Given material ::
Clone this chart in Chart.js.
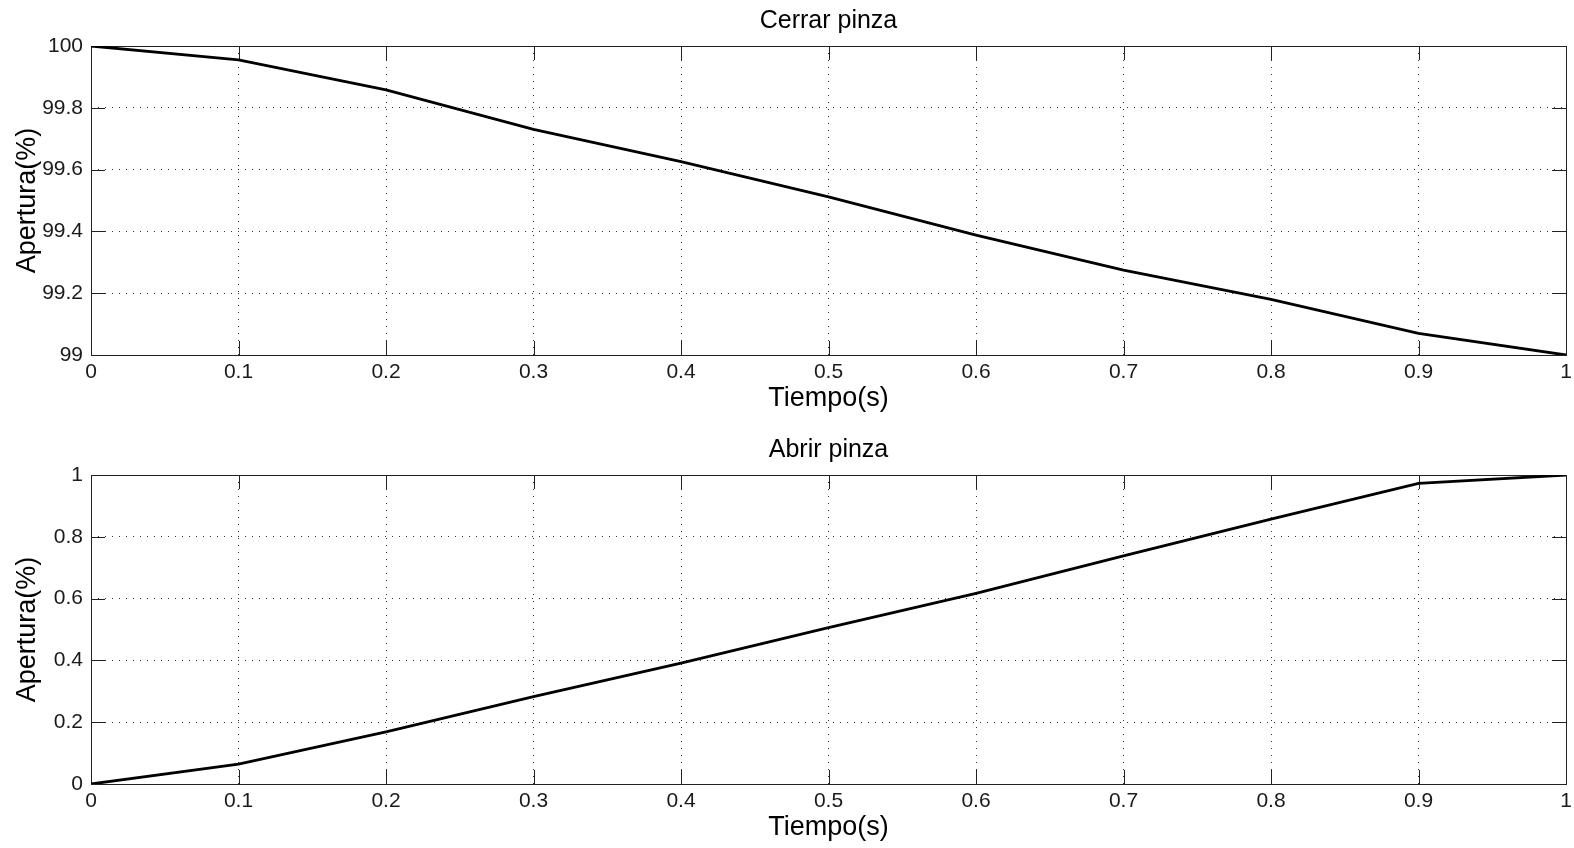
<!DOCTYPE html>
<html>
<head>
<meta charset="utf-8">
<title>Pinza</title>
<script src="https://cdn.jsdelivr.net/npm/chart.js@4.4.0/dist/chart.umd.min.js"></script>
<style>
  html, body { margin: 0; padding: 0; background: #fff; overflow: hidden; }
  .plot { position: absolute; left: 0; width: 1574px; height: 424px; }
</style>
</head>
<body>
<div class="plot" style="top:0px"><canvas id="cerrar" width="1574" height="424"></canvas></div>
<div class="plot" style="top:429px"><canvas id="abrir" width="1574" height="424"></canvas></div>

<script>
// time samples (s)
const tiempo = [0, 0.1, 0.2, 0.3, 0.4, 0.5, 0.6, 0.7, 0.8, 0.9, 1];

// gripper opening while closing / opening
const cerrarPinza = [100, 99.955, 99.858, 99.730, 99.626, 99.512, 99.388, 99.275, 99.180, 99.070, 99.0];
const abrirPinza = [0, 0.064, 0.169, 0.283, 0.391, 0.506, 0.617, 0.738, 0.857, 0.973, 1.0];

const xTicks = [0, 0.1, 0.2, 0.3, 0.4, 0.5, 0.6, 0.7, 0.8, 0.9, 1];
const xTickLabels = ["0", "0.1", "0.2", "0.3", "0.4", "0.5", "0.6", "0.7", "0.8", "0.9", "1"];
const yTicksCerrar = [99, 99.2, 99.4, 99.6, 99.8, 100];
const yLabelsCerrar = ["99", "99.2", "99.4", "99.6", "99.8", "100"];
const yTicksAbrir = [0, 0.2, 0.4, 0.6, 0.8, 1];
const yLabelsAbrir = ["0", "0.2", "0.4", "0.6", "0.8", "1"];

const TICK_FONT = { family: "'Liberation Sans Narrow', 'Liberation Sans', Arial, sans-serif", size: 21 };
const LABEL_FONT = { family: "'Liberation Sans', Arial, sans-serif", size: 27 };
const TITLE_FONT = { family: "'Liberation Sans', Arial, sans-serif", size: 25, weight: 'normal' };

// box around the axes plus the short inner tick marks on all four sides
const matlabBox = {
  id: 'matlabBox',
  beforeDatasetsDraw(chart) {
    const { ctx, chartArea: a, scales } = chart;
    const len = 14;
    ctx.save();
    ctx.strokeStyle = '#222';
    ctx.lineWidth = 1;
    ctx.beginPath();
    scales.x.ticks.forEach(t => {
      const px = Math.round(scales.x.getPixelForValue(t.value)) + 0.5;
      ctx.moveTo(px, a.bottom); ctx.lineTo(px, a.bottom - len);
      ctx.moveTo(px, a.top); ctx.lineTo(px, a.top + len);
    });
    scales.y.ticks.forEach(t => {
      const py = Math.round(scales.y.getPixelForValue(t.value)) + 0.5;
      ctx.moveTo(a.left, py); ctx.lineTo(a.left + len, py);
      ctx.moveTo(a.right, py); ctx.lineTo(a.right - len, py);
    });
    ctx.stroke();
    ctx.strokeRect(Math.round(a.left) + 0.5, Math.round(a.top) + 0.5,
      Math.round(a.right - a.left), Math.round(a.bottom - a.top));
    ctx.restore();
  }
};

function makeChart(id, titulo, valores, yTicks, yLabels) {
  const canvas = document.getElementById(id);
  return new Chart(canvas, {
    type: 'line',
    data: {
      datasets: [{
        data: tiempo.map((t, i) => ({ x: t, y: valores[i] })),
        borderColor: '#000',
        borderWidth: 2.8,
        pointRadius: 0,
        tension: 0,
        fill: false
      }]
    },
    options: {
      responsive: false,
      animation: false,
      devicePixelRatio: 1,
      layout: { padding: { left: 0, right: 8, top: 0, bottom: 0 } },
      plugins: {
        legend: { display: false },
        tooltip: { enabled: false },
        title: {
          display: true,
          text: titulo,
          fullSize: false,
          color: '#000',
          font: TITLE_FONT,
          padding: { top: 6, bottom: 10 }
        }
      },
      scales: {
        x: {
          type: 'linear',
          min: 0,
          max: 1,
          afterBuildTicks: s => { s.ticks = xTicks.map(v => ({ value: v })); },
          afterFit: s => { s.height = 69; s.paddingLeft = 0; s.paddingRight = 0; },
          grid: { color: '#333', lineWidth: 1, drawTicks: false },
          border: { display: false, dash: [1, 6] },
          ticks: {
            autoSkip: false, maxRotation: 0, padding: 5,
            color: '#1a1a1a', font: TICK_FONT,
            callback: (v, i) => xTickLabels[i]
          },
          title: {
            display: true, text: 'Tiempo(s)', color: '#000',
            font: LABEL_FONT, padding: { top: 0, bottom: 9 }
          }
        },
        y: {
          type: 'linear',
          min: yTicks[0],
          max: yTicks[yTicks.length - 1],
          afterBuildTicks: s => { s.ticks = yTicks.map(v => ({ value: v })); },
          afterFit: s => { s.width = 91; s.paddingTop = 0; s.paddingBottom = 0; },
          grid: { color: '#333', lineWidth: 1, drawTicks: false },
          border: { display: false, dash: [1, 6] },
          ticks: {
            autoSkip: false, padding: 8,
            color: '#1a1a1a', font: TICK_FONT,
            callback: (v, i) => yLabels[i]
          },
          title: {
            display: true, text: 'Apertura(%)', color: '#000',
            font: LABEL_FONT, padding: { top: 11, bottom: 0 }
          }
        }
      }
    },
    plugins: [matlabBox]
  });
}

makeChart('cerrar', 'Cerrar pinza', cerrarPinza, yTicksCerrar, yLabelsCerrar);
makeChart('abrir', 'Abrir pinza', abrirPinza, yTicksAbrir, yLabelsAbrir);
</script>
</body>
</html>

Challenge :: Return the listing above unchanged, apart from dropping its pictures.

Result of the exercise ::
Clone this chart in Chart.js.
<!DOCTYPE html>
<html>
<head>
<meta charset="utf-8">
<title>Pinza</title>
<script src="https://cdn.jsdelivr.net/npm/chart.js@4.4.0/dist/chart.umd.min.js"></script>
<style>
  html, body { margin: 0; padding: 0; background: #fff; overflow: hidden; }
  .plot { position: absolute; left: 0; width: 1574px; height: 424px; }
</style>
</head>
<body>
<div class="plot" style="top:0px"><canvas id="cerrar" width="1574" height="424"></canvas></div>
<div class="plot" style="top:429px"><canvas id="abrir" width="1574" height="424"></canvas></div>

<script>
// time samples (s)
const tiempo = [0, 0.1, 0.2, 0.3, 0.4, 0.5, 0.6, 0.7, 0.8, 0.9, 1];

// gripper opening while closing / opening
const cerrarPinza = [100, 99.955, 99.858, 99.730, 99.626, 99.512, 99.388, 99.275, 99.180, 99.070, 99.0];
const abrirPinza = [0, 0.064, 0.169, 0.283, 0.391, 0.506, 0.617, 0.738, 0.857, 0.973, 1.0];

const xTicks = [0, 0.1, 0.2, 0.3, 0.4, 0.5, 0.6, 0.7, 0.8, 0.9, 1];
const xTickLabels = ["0", "0.1", "0.2", "0.3", "0.4", "0.5", "0.6", "0.7", "0.8", "0.9", "1"];
const yTicksCerrar = [99, 99.2, 99.4, 99.6, 99.8, 100];
const yLabelsCerrar = ["99", "99.2", "99.4", "99.6", "99.8", "100"];
const yTicksAbrir = [0, 0.2, 0.4, 0.6, 0.8, 1];
const yLabelsAbrir = ["0", "0.2", "0.4", "0.6", "0.8", "1"];

const TICK_FONT = { family: "'Liberation Sans Narrow', 'Liberation Sans', Arial, sans-serif", size: 21 };
const LABEL_FONT = { family: "'Liberation Sans', Arial, sans-serif", size: 27 };
const TITLE_FONT = { family: "'Liberation Sans', Arial, sans-serif", size: 25, weight: 'normal' };

// box around the axes plus the short inner tick marks on all four sides
const matlabBox = {
  id: 'matlabBox',
  beforeDatasetsDraw(chart) {
    const { ctx, chartArea: a, scales } = chart;
    const len = 14;
    ctx.save();
    ctx.strokeStyle = '#222';
    ctx.lineWidth = 1;
    ctx.beginPath();
    scales.x.ticks.forEach(t => {
      const px = Math.round(scales.x.getPixelForValue(t.value)) + 0.5;
      ctx.moveTo(px, a.bottom); ctx.lineTo(px, a.bottom - len);
      ctx.moveTo(px, a.top); ctx.lineTo(px, a.top + len);
    });
    scales.y.ticks.forEach(t => {
      const py = Math.round(scales.y.getPixelForValue(t.value)) + 0.5;
      ctx.moveTo(a.left, py); ctx.lineTo(a.left + len, py);
      ctx.moveTo(a.right, py); ctx.lineTo(a.right - len, py);
    });
    ctx.stroke();
    ctx.strokeRect(Math.round(a.left) + 0.5, Math.round(a.top) + 0.5,
      Math.round(a.right - a.left), Math.round(a.bottom - a.top));
    ctx.restore();
  }
};

function makeChart(id, titulo, valores, yTicks, yLabels) {
  const canvas = document.getElementById(id);
  return new Chart(canvas, {
    type: 'line',
    data: {
      datasets: [{
        data: tiempo.map((t, i) => ({ x: t, y: valores[i] })),
        borderColor: '#000',
        borderWidth: 2.8,
        pointRadius: 0,
        tension: 0,
        fill: false
      }]
    },
    options: {
      responsive: false,
      animation: false,
      devicePixelRatio: 1,
      layout: { padding: { left: 0, right: 8, top: 0, bottom: 0 } },
      plugins: {
        legend: { display: false },
        tooltip: { enabled: false },
        title: {
          display: true,
          text: titulo,
          fullSize: false,
          color: '#000',
          font: TITLE_FONT,
          padding: { top: 6, bottom: 10 }
        }
      },
      scales: {
        x: {
          type: 'linear',
          min: 0,
          max: 1,
          afterBuildTicks: s => { s.ticks = xTicks.map(v => ({ value: v })); },
          afterFit: s => { s.height = 69; s.paddingLeft = 0; s.paddingRight = 0; },
          grid: { color: '#333', lineWidth: 1, drawTicks: false },
          border: { display: false, dash: [1, 6] },
          ticks: {
            autoSkip: false, maxRotation: 0, padding: 5,
            color: '#1a1a1a', font: TICK_FONT,
            callback: (v, i) => xTickLabels[i]
          },
          title: {
            display: true, text: 'Tiempo(s)', color: '#000',
            font: LABEL_FONT, padding: { top: 0, bottom: 9 }
          }
        },
        y: {
          type: 'linear',
          min: yTicks[0],
          max: yTicks[yTicks.length - 1],
          afterBuildTicks: s => { s.ticks = yTicks.map(v => ({ value: v })); },
          afterFit: s => { s.width = 91; s.paddingTop = 0; s.paddingBottom = 0; },
          grid: { color: '#333', lineWidth: 1, drawTicks: false },
          border: { display: false, dash: [1, 6] },
          ticks: {
            autoSkip: false, padding: 8,
            color: '#1a1a1a', font: TICK_FONT,
            callback: (v, i) => yLabels[i]
          },
          title: {
            display: true, text: 'Apertura(%)', color: '#000',
            font: LABEL_FONT, padding: { top: 11, bottom: 0 }
          }
        }
      }
    },
    plugins: [matlabBox]
  });
}

makeChart('cerrar', 'Cerrar pinza', cerrarPinza, yTicksCerrar, yLabelsCerrar);
makeChart('abrir', 'Abrir pinza', abrirPinza, yTicksAbrir, yLabelsAbrir);
</script>
</body>
</html>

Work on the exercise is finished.